Contingent convertible (coco) debt of European banks is mispriced relative to other bank debt and this presents an arbitrage opportunity, argues Marc Stacey, portfolio manager at Bluebay Asset Management.
Spoon over heap of cocoa powder

Cocos were introduced by banking regulators in the wake of the global financial crisis of 2008. Their purpose was to make it easier for banks to re-capitalise in case of impending failure. The provision was in addition to the higher level of equity capital that regulators now require banks to hold on their books.

Previously, FSA reported in more detail about cocos.

Ranking below senior and subordinated debt, cocos carry a risk of a missed coupon, which banks can do without triggering a default, and the risk of conversion to equity. The conversion, would, in essence, amount to a “haircut” on their value, similar to that applied to other types of debt in case of bankruptcy resolution.

Due to this extra risk, the cocos of a top French bank, for example, offer a yield around 250 basis points higher than the bank’s senior debt and around 200 basis points higher than its subordinated debt, according to Stacey.

However, in Stacey’s view the difference in the risk of a haircut is not that big between cocos (also known as alternative tier 1 capital) and subordinated debt (lower tier 2), and the high spread presents an arbitrage opportunity.

Mispriced cocos

One of the reasons for the mispricing is that cocos are not eligible for inclusion in investment grade or high yield bond indices. As such, demand for them is lower than for other types of bank debt, which depresses their prices.

Although the spread has indeed been shrinking, the mispricing is still present, according to Stacey, and a further closing of the spread is likely to boost the returns of this type of securities in 2018 as it did in 2017.

The ICE Bank of America Merrill Lynch Contingent Capital Index increased 14.5% this year (until 31 October), which Stacey attributes in part to the declining risk premium on cocos.

Marc Stacey, portfolio manager, Bluebay Asset Management

Stacey and Justin Jewell have been co-managers of the BlueBay Financial Capital Bond Fund since its inception in January 2015. While the fund is allowed to invest in all types of bank debt globally, it is heavily concentrated in cocos of European banks, where Stacey sees the biggest opportunity.

With high coupons, cocos also offer an attractive carry yield around 6%. This has enabled the Bluebay fund to deliver a 24.3% one-year return as of 30 November, beating the ICE coco index and ranking among best-performing fixed-income funds.

The fund uses both top-down macroeconomic analysis and the bottom-up approach to selecting securities.

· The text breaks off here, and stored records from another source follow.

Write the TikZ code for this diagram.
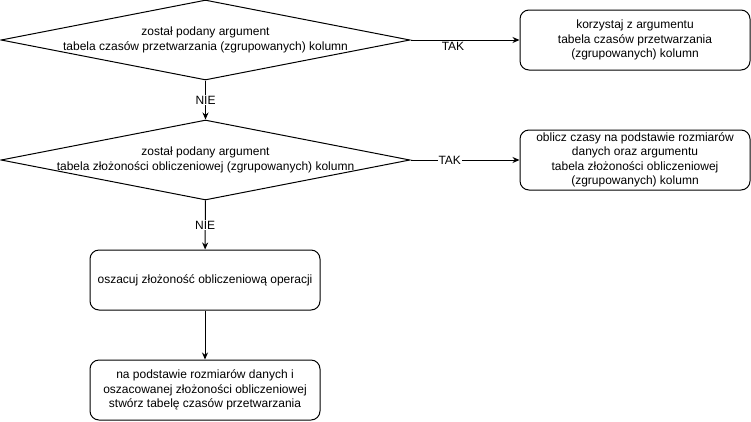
\documentclass[tikz,border=0pt]{standalone}
\usepackage{fontspec}
\setmainfont{Liberation Sans}
\usetikzlibrary{shapes.geometric,arrows.meta}
\tikzset{
  decision/.style={diamond, draw, line width=1pt, inner sep=0pt, minimum width=409pt, minimum height=80pt},
  process/.style={draw, line width=1pt, rounded corners=9pt, minimum width=230pt, minimum height=60pt, align=center, inner sep=0pt},
  flow/.style={-{Stealth[length=7pt,width=6pt]}, line width=1pt},
  answer/.style={fill=white, inner sep=1pt},
}
\begin{document}
\begin{tikzpicture}[x=1pt, y=-1pt, font=\fontsize{12}{14.4}\selectfont]
\useasboundingbox (0,0) rectangle (751,421);
\node[decision, label={[align=center]center:został podany argument\\tabela czasów przetwarzania (zgrupowanych) kolumn}] (timeq) at (205.5,40) {};
\node[decision, label={[align=center]center:został podany argument\\tabela złożoności obliczeniowej (zgrupowanych) kolumn}] (sizeq) at (205.5,160) {};
\node[process] (usetime) at (635,40) {korzystaj z argumentu\\tabela czasów przetwarzania\\(zgrupowanych) kolumn};
\node[process] (calctime) at (635,160) {oblicz czasy na podstawie rozmiarów\\danych oraz argumentu\\tabela złożoności obliczeniowej\\(zgrupowanych) kolumn};
\node[process] (estimate) at (205,280) {oszacuj złożoność obliczeniową operacji};
\node[process] (build) at (205,390) {na podstawie rozmiarów danych i\\oszacowanej złożoności obliczeniowej\\stwórz tabelę czasów przetwarzania};
\draw[flow] (timeq) -- node[answer]{NIE} (sizeq);
\draw[flow] (timeq.east) -- node[answer, pos=0.39, yshift=-6pt]{TAK} (usetime);
\draw[flow] (sizeq.east) -- node[answer, pos=0.36]{TAK} (calctime);
\draw[flow] (sizeq) -- node[answer]{NIE} (estimate);
\draw[flow] (estimate) -- (build);
\end{tikzpicture}
\end{document}
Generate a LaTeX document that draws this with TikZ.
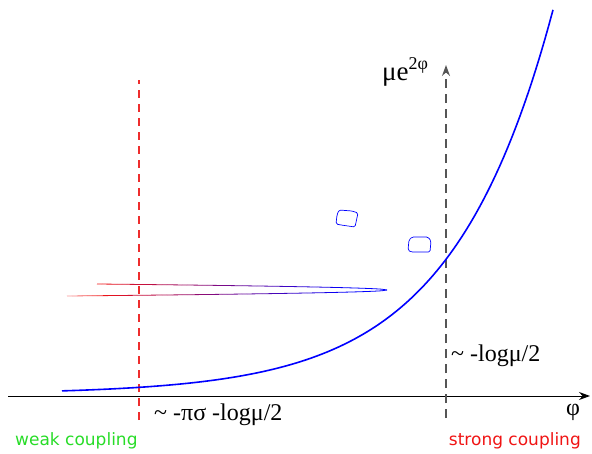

It invests in cocos of only the top “national champion” banks across Europe, in order to minimise issuer risk, he said.

Stacey attributed the fund’s performance chiefly to issuer selection, but he added that his currency and interest rate exposures have had positive effects as well.

Banks grow safer

Thanks to regulations implemented after the global financial crisis of 2008, European and American banks have become far less leveraged, and less risky, Stacey told FSA.

“They are less reliant on cues from their proprietary trading desks,” and have more emphasis on the advisory and asset management business, which are not as cyclical, he said.

“There has been a growing realisation among the investors that banks are improving, but they are still cheap from the valuation perspective,” Stacey said. “Investors who got burned in the financial crisis and have shied away from banks have seen the fundamentals improve, the volatility come down and are getting more engaged.”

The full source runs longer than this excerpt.